_Available data_:

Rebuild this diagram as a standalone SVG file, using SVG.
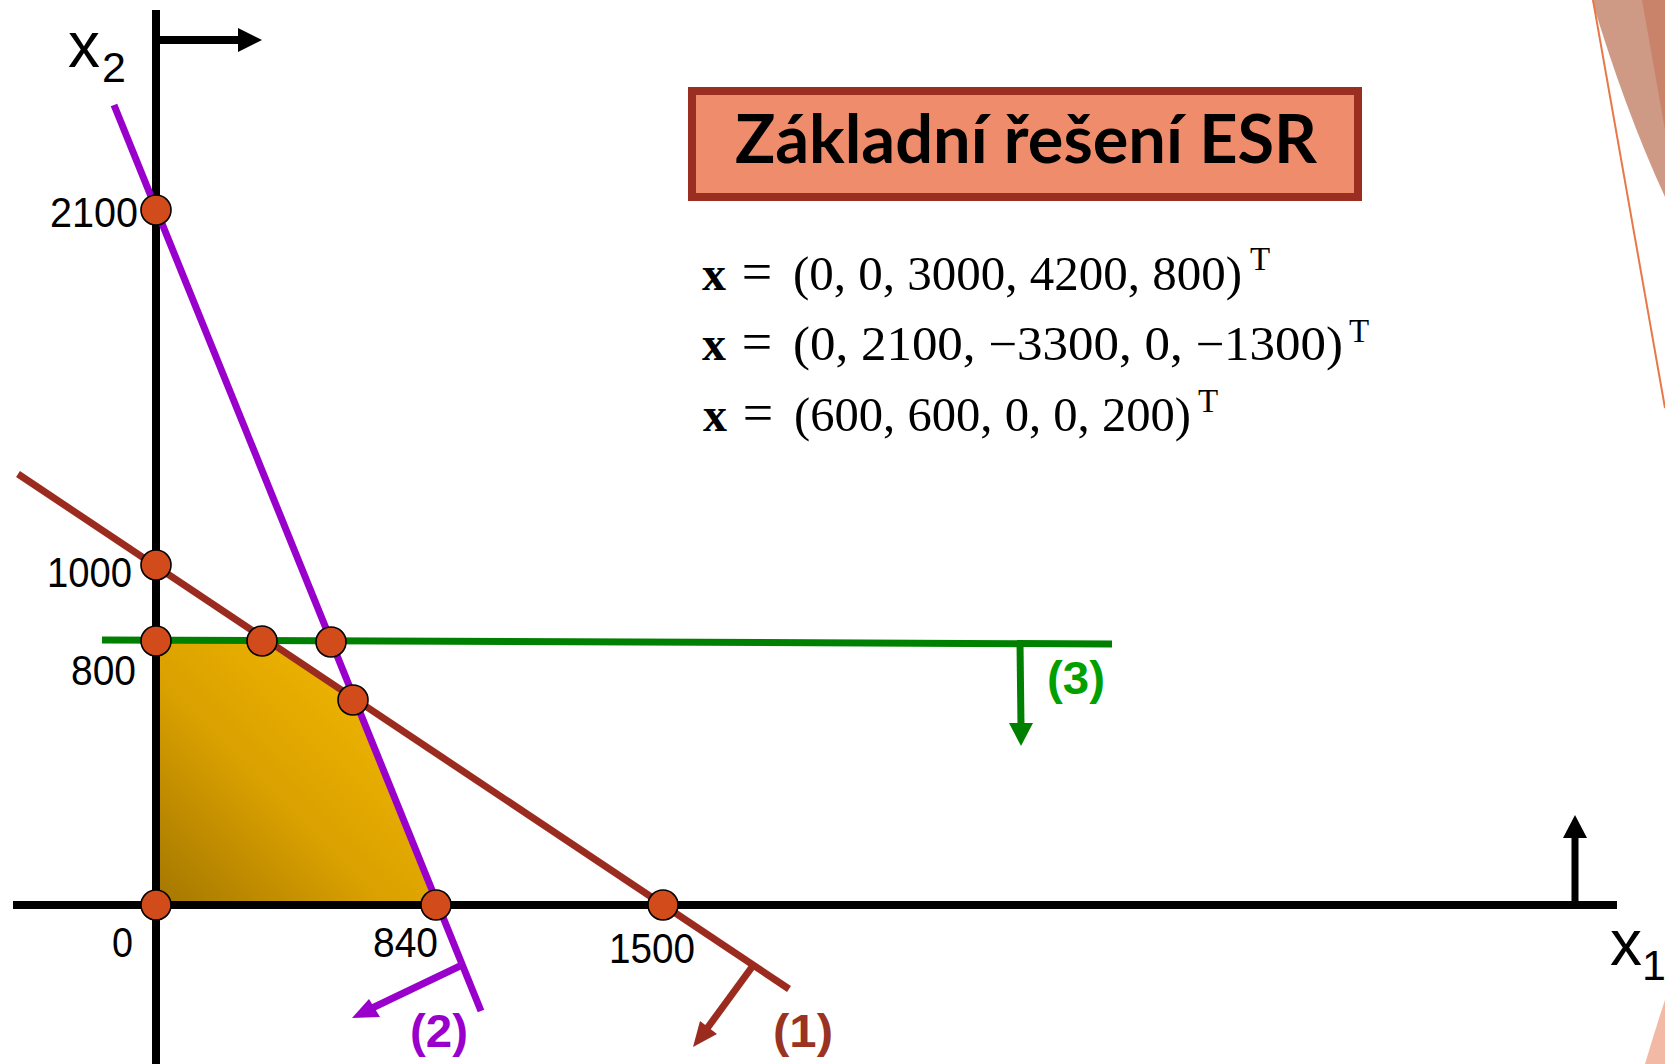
<svg xmlns="http://www.w3.org/2000/svg" width="1665" height="1064" viewBox="0 0 1665 1064">
<style>
.axis{stroke:#000;stroke-width:8;fill:none}
.num{font-family:"Liberation Sans",Arial,sans-serif;font-size:43px;fill:#000}
.lab{font-family:"Liberation Sans",Arial,sans-serif;font-weight:bold;font-size:46px}
.pt{fill:#D24B1A;stroke:#000;stroke-width:1.6}
.math{font-family:"Liberation Serif","Times New Roman",serif;font-size:48px;fill:#000}
.eq{font-family:"Liberation Serif","Times New Roman",serif;font-size:54px;fill:#000}
.sup{font-family:"Liberation Serif","Times New Roman",serif;font-size:33px;fill:#000}
</style>
<defs>
<linearGradient id="gold" x1="156" y1="905" x2="380" y2="680" gradientUnits="userSpaceOnUse">
<stop offset="0" stop-color="#A37600"/>
<stop offset="0.5" stop-color="#D9A000"/>
<stop offset="1" stop-color="#F0B600"/>
</linearGradient>
</defs>
<rect width="1665" height="1064" fill="#fff"/>
<g id="decor">
<path d="M1592,0 Q1625,110 1665,197 L1665,0 Z" fill="#CF9A85"/>
<path d="M1642,0 L1665,130 L1665,0 Z" fill="#C8836A"/>
<line x1="1593" y1="0" x2="1665" y2="408" stroke="#E8784A" stroke-width="2"/>
<path d="M1645,1064 Q1655,1030 1665,1000 L1665,1064 Z" fill="#F2B9A4"/>
</g>
<g id="feasible-region">
<polygon points="156,641 262,641 353,700 436,905 156,905" fill="url(#gold)"/>
</g>
<g id="connectors">
<line x1="156" y1="10" x2="156" y2="1064" class="axis"/>
<line x1="13" y1="905" x2="1617" y2="905" class="axis"/>
<line x1="156" y1="40" x2="242" y2="40" class="axis"/>
<polygon points="238,28 262,40 238,52" fill="#000"/>
<line x1="1575" y1="905" x2="1575" y2="834" stroke="#000" stroke-width="7"/>
<polygon points="1563,838 1575,815 1587,838" fill="#000"/>
<line x1="114" y1="105" x2="481" y2="1011" stroke="#9900CC" stroke-width="7"/>
<line x1="460" y1="966" x2="368" y2="1010" stroke="#9900CC" stroke-width="7"/>
<polygon points="352,1018 369,999 380,1017" fill="#9900CC"/>
<line x1="18" y1="474" x2="789" y2="989" stroke="#9A2B1E" stroke-width="7"/>
<line x1="752" y1="967" x2="703" y2="1034" stroke="#9A2B1E" stroke-width="7"/>
<polygon points="693,1047 700,1021 717,1034" fill="#9A2B1E"/>
<line x1="102" y1="640" x2="1112" y2="644" stroke="#008000" stroke-width="7"/>
<line x1="1020" y1="643" x2="1021" y2="726" stroke="#008000" stroke-width="7"/>
<polygon points="1009,723 1021,746 1033,723" fill="#008000"/>
</g>
<g id="points">
<circle cx="156" cy="210" r="15" class="pt"/>
<circle cx="156" cy="565" r="15" class="pt"/>
<circle cx="156" cy="641" r="15" class="pt"/>
<circle cx="156" cy="905" r="15" class="pt"/>
<circle cx="262" cy="641" r="15" class="pt"/>
<circle cx="331" cy="642" r="15" class="pt"/>
<circle cx="353" cy="700" r="15" class="pt"/>
<circle cx="436" cy="905" r="15" class="pt"/>
<circle cx="663" cy="905" r="15" class="pt"/>
</g>
<g id="axis-labels">
<text x="68" y="67" style="font-family:'Liberation Sans',Arial,sans-serif;font-size:64px">x</text>
<text x="102" y="82" style="font-family:'Liberation Sans',Arial,sans-serif;font-size:43px">2</text>
<text x="1610" y="965" style="font-family:'Liberation Sans',Arial,sans-serif;font-size:64px">x</text>
<text x="1642" y="980" style="font-family:'Liberation Sans',Arial,sans-serif;font-size:43px">1</text>
<text x="50" y="227" class="num" textLength="88" lengthAdjust="spacingAndGlyphs">2100</text>
<text x="47" y="587" class="num" textLength="85" lengthAdjust="spacingAndGlyphs">1000</text>
<text x="71" y="685" class="num" textLength="65" lengthAdjust="spacingAndGlyphs">800</text>
<text x="112" y="957" class="num" textLength="21" lengthAdjust="spacingAndGlyphs">0</text>
<text x="373" y="957" class="num" textLength="65" lengthAdjust="spacingAndGlyphs">840</text>
<text x="609" y="963" class="num" textLength="86" lengthAdjust="spacingAndGlyphs">1500</text>
</g>
<g id="constraint-labels">
<text x="1047" y="694" class="lab" fill="#00A000" textLength="58" lengthAdjust="spacingAndGlyphs">(3)</text>
<text x="410" y="1047" class="lab" fill="#9900CC" textLength="58" lengthAdjust="spacingAndGlyphs">(2)</text>
<text x="773" y="1047" class="lab" fill="#993322" textLength="60" lengthAdjust="spacingAndGlyphs">(1)</text>
</g>
<g id="title">
<rect x="692" y="91" width="666" height="106" fill="#EF8C6C" stroke="#9A2E20" stroke-width="8"/>
<text x="735" y="163" style="font-family:Lato,'Open Sans',sans-serif;font-weight:bold;font-size:67px" fill="#000" textLength="582" lengthAdjust="spacingAndGlyphs">Základní řešení ESR</text>
</g>
<g id="solutions">
<text x="702" y="290" class="math" font-weight="bold">x</text>
<text x="757" y="290" class="eq" text-anchor="middle">=</text>
<text x="793" y="290" class="math" textLength="449" lengthAdjust="spacingAndGlyphs">(0, 0, 3000, 4200, 800)</text>
<text x="1250" y="270" class="sup">T</text>
<text x="702" y="360" class="math" font-weight="bold">x</text>
<text x="757" y="360" class="eq" text-anchor="middle">=</text>
<text x="793" y="360" class="math" textLength="550" lengthAdjust="spacingAndGlyphs">(0, 2100, −3300, 0, −1300)</text>
<text x="1349" y="342" class="sup">T</text>
<text x="703" y="431" class="math" font-weight="bold">x</text>
<text x="758" y="431" class="eq" text-anchor="middle">=</text>
<text x="794" y="431" class="math" textLength="397" lengthAdjust="spacingAndGlyphs">(600, 600, 0, 0, 200)</text>
<text x="1198" y="412" class="sup">T</text>
</g>
</svg>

_Short task_:
Please transcribe the material above exactly as written. Leave the pictures out.

_Right answer_:
Rebuild this diagram as a standalone SVG file, using SVG.
<svg xmlns="http://www.w3.org/2000/svg" width="1665" height="1064" viewBox="0 0 1665 1064">
<style>
.axis{stroke:#000;stroke-width:8;fill:none}
.num{font-family:"Liberation Sans",Arial,sans-serif;font-size:43px;fill:#000}
.lab{font-family:"Liberation Sans",Arial,sans-serif;font-weight:bold;font-size:46px}
.pt{fill:#D24B1A;stroke:#000;stroke-width:1.6}
.math{font-family:"Liberation Serif","Times New Roman",serif;font-size:48px;fill:#000}
.eq{font-family:"Liberation Serif","Times New Roman",serif;font-size:54px;fill:#000}
.sup{font-family:"Liberation Serif","Times New Roman",serif;font-size:33px;fill:#000}
</style>
<defs>
<linearGradient id="gold" x1="156" y1="905" x2="380" y2="680" gradientUnits="userSpaceOnUse">
<stop offset="0" stop-color="#A37600"/>
<stop offset="0.5" stop-color="#D9A000"/>
<stop offset="1" stop-color="#F0B600"/>
</linearGradient>
</defs>
<rect width="1665" height="1064" fill="#fff"/>
<g id="decor">
<path d="M1592,0 Q1625,110 1665,197 L1665,0 Z" fill="#CF9A85"/>
<path d="M1642,0 L1665,130 L1665,0 Z" fill="#C8836A"/>
<line x1="1593" y1="0" x2="1665" y2="408" stroke="#E8784A" stroke-width="2"/>
<path d="M1645,1064 Q1655,1030 1665,1000 L1665,1064 Z" fill="#F2B9A4"/>
</g>
<g id="feasible-region">
<polygon points="156,641 262,641 353,700 436,905 156,905" fill="url(#gold)"/>
</g>
<g id="connectors">
<line x1="156" y1="10" x2="156" y2="1064" class="axis"/>
<line x1="13" y1="905" x2="1617" y2="905" class="axis"/>
<line x1="156" y1="40" x2="242" y2="40" class="axis"/>
<polygon points="238,28 262,40 238,52" fill="#000"/>
<line x1="1575" y1="905" x2="1575" y2="834" stroke="#000" stroke-width="7"/>
<polygon points="1563,838 1575,815 1587,838" fill="#000"/>
<line x1="114" y1="105" x2="481" y2="1011" stroke="#9900CC" stroke-width="7"/>
<line x1="460" y1="966" x2="368" y2="1010" stroke="#9900CC" stroke-width="7"/>
<polygon points="352,1018 369,999 380,1017" fill="#9900CC"/>
<line x1="18" y1="474" x2="789" y2="989" stroke="#9A2B1E" stroke-width="7"/>
<line x1="752" y1="967" x2="703" y2="1034" stroke="#9A2B1E" stroke-width="7"/>
<polygon points="693,1047 700,1021 717,1034" fill="#9A2B1E"/>
<line x1="102" y1="640" x2="1112" y2="644" stroke="#008000" stroke-width="7"/>
<line x1="1020" y1="643" x2="1021" y2="726" stroke="#008000" stroke-width="7"/>
<polygon points="1009,723 1021,746 1033,723" fill="#008000"/>
</g>
<g id="points">
<circle cx="156" cy="210" r="15" class="pt"/>
<circle cx="156" cy="565" r="15" class="pt"/>
<circle cx="156" cy="641" r="15" class="pt"/>
<circle cx="156" cy="905" r="15" class="pt"/>
<circle cx="262" cy="641" r="15" class="pt"/>
<circle cx="331" cy="642" r="15" class="pt"/>
<circle cx="353" cy="700" r="15" class="pt"/>
<circle cx="436" cy="905" r="15" class="pt"/>
<circle cx="663" cy="905" r="15" class="pt"/>
</g>
<g id="axis-labels">
<text x="68" y="67" style="font-family:'Liberation Sans',Arial,sans-serif;font-size:64px">x</text>
<text x="102" y="82" style="font-family:'Liberation Sans',Arial,sans-serif;font-size:43px">2</text>
<text x="1610" y="965" style="font-family:'Liberation Sans',Arial,sans-serif;font-size:64px">x</text>
<text x="1642" y="980" style="font-family:'Liberation Sans',Arial,sans-serif;font-size:43px">1</text>
<text x="50" y="227" class="num" textLength="88" lengthAdjust="spacingAndGlyphs">2100</text>
<text x="47" y="587" class="num" textLength="85" lengthAdjust="spacingAndGlyphs">1000</text>
<text x="71" y="685" class="num" textLength="65" lengthAdjust="spacingAndGlyphs">800</text>
<text x="112" y="957" class="num" textLength="21" lengthAdjust="spacingAndGlyphs">0</text>
<text x="373" y="957" class="num" textLength="65" lengthAdjust="spacingAndGlyphs">840</text>
<text x="609" y="963" class="num" textLength="86" lengthAdjust="spacingAndGlyphs">1500</text>
</g>
<g id="constraint-labels">
<text x="1047" y="694" class="lab" fill="#00A000" textLength="58" lengthAdjust="spacingAndGlyphs">(3)</text>
<text x="410" y="1047" class="lab" fill="#9900CC" textLength="58" lengthAdjust="spacingAndGlyphs">(2)</text>
<text x="773" y="1047" class="lab" fill="#993322" textLength="60" lengthAdjust="spacingAndGlyphs">(1)</text>
</g>
<g id="title">
<rect x="692" y="91" width="666" height="106" fill="#EF8C6C" stroke="#9A2E20" stroke-width="8"/>
<text x="735" y="163" style="font-family:Lato,'Open Sans',sans-serif;font-weight:bold;font-size:67px" fill="#000" textLength="582" lengthAdjust="spacingAndGlyphs">Základní řešení ESR</text>
</g>
<g id="solutions">
<text x="702" y="290" class="math" font-weight="bold">x</text>
<text x="757" y="290" class="eq" text-anchor="middle">=</text>
<text x="793" y="290" class="math" textLength="449" lengthAdjust="spacingAndGlyphs">(0, 0, 3000, 4200, 800)</text>
<text x="1250" y="270" class="sup">T</text>
<text x="702" y="360" class="math" font-weight="bold">x</text>
<text x="757" y="360" class="eq" text-anchor="middle">=</text>
<text x="793" y="360" class="math" textLength="550" lengthAdjust="spacingAndGlyphs">(0, 2100, −3300, 0, −1300)</text>
<text x="1349" y="342" class="sup">T</text>
<text x="703" y="431" class="math" font-weight="bold">x</text>
<text x="758" y="431" class="eq" text-anchor="middle">=</text>
<text x="794" y="431" class="math" textLength="397" lengthAdjust="spacingAndGlyphs">(600, 600, 0, 0, 200)</text>
<text x="1198" y="412" class="sup">T</text>
</g>
</svg>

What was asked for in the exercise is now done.